Die Urteilsverkündung am 11. Juli 2018 löste bei den Angehörigen Wut und Trauer aus. Die Urteile für den wegen der Beschaffung der Tatwaffe, also Beihilfe zum neunfachen Mord, angeklagten Ralf Wohlleben und den wegen Unterstützung einer terroristischen Vereinigung, Beihilfe zum versuchten Mord und Herbeiführen einer Sprengstoffexplosion angeklagten André Eminger blieben sogar hinter den Forderungen der BAW zurück. Eminger wurde einzig wegen Unterstützung einer terroristischen Vereinigung verurteilt und verließ den Gerichtssaal unter dem Jubel anwesender Neonazis. Zwei Wochen nach Prozessende wurde bekannt gegeben, dass die BAW hinsichtlich des Teilfreispruchs von Eminger Revision eingelegt hat.

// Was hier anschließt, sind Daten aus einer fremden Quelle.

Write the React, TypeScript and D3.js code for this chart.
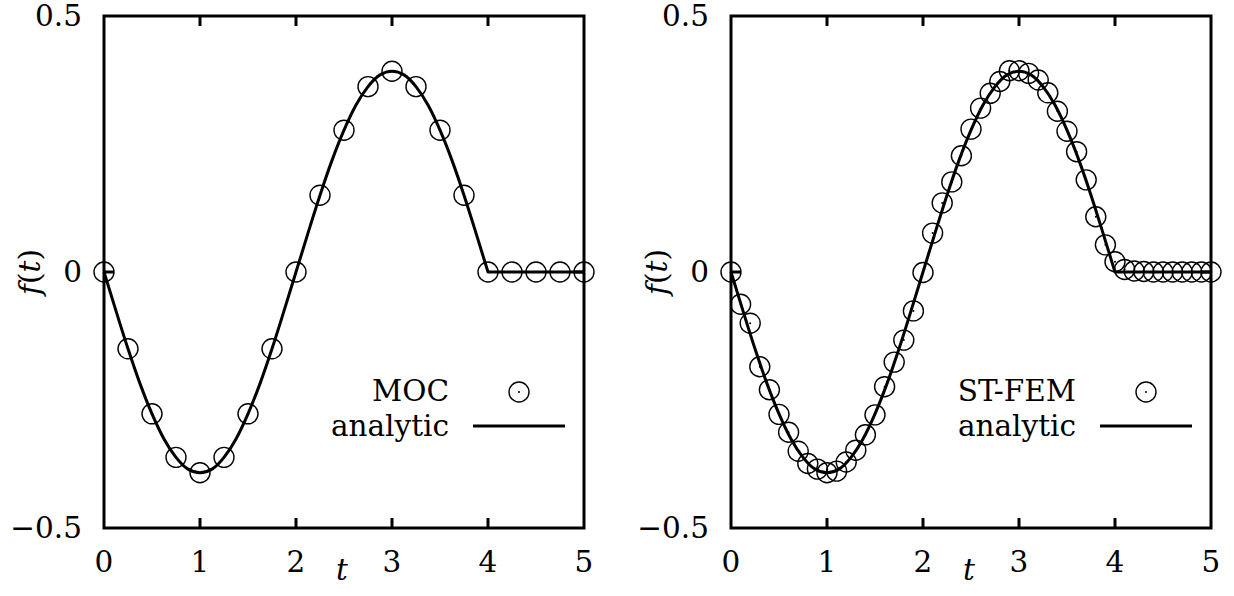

Nach allem, was über ihr Agieren zum NSU bekannt ist, sind die Worte des Generalbundesanwalts Peter Frank, das Urteil dürfe „Kein Schlussstrich“ sein, schlicht zynisch. Angesichts der Tatsache, dass über mehr als fünf Jahre keine Erkenntnisse aus den parallelen Ermittlungen bekannt gegeben wurden, zeichnet sich ja eben dieser Schlussstrich ab. Bislang gibt es seitens der BAW keine Auskunft darüber, ob sich ein zweiter NSU-Prozess ergeben könnte. Der NSU-Prozess hat die strukturellen Defizite in der Strafverfolgung rechtsterroristischer Gewalt aufgezeigt und eindringlich dargelegt, wie die BAW als politisch agierende Behörde den Staat schützt und eine strafrechtliche Aufarbeitung im Sinne der Betroffenen verhindert.

  • 1Siehe dazu von der Behrens, Antonia (Hrsg.): Kein Schlusswort. Nazi-Terror, Sicherheitsbehörden, Unterstützungsnetzwerk. VSA Verlag.
  • 2Daimagüler, Mehmet (2017): Empörung reicht nicht! Unser Staat hat versagt. Jetzt sind wir dran. Bastei Lübbe.
  • 3Plädoyer der Bundesanwaltschaft vom 25.07.2017.
  • 4Lingen zitiert nach: Aust, Stefan/Laabs, Dirk (2016a): NSU-Ausschuss: „Das ist eine völlig neue Qualität des Skandals“. Welt Online, 29.09.2016.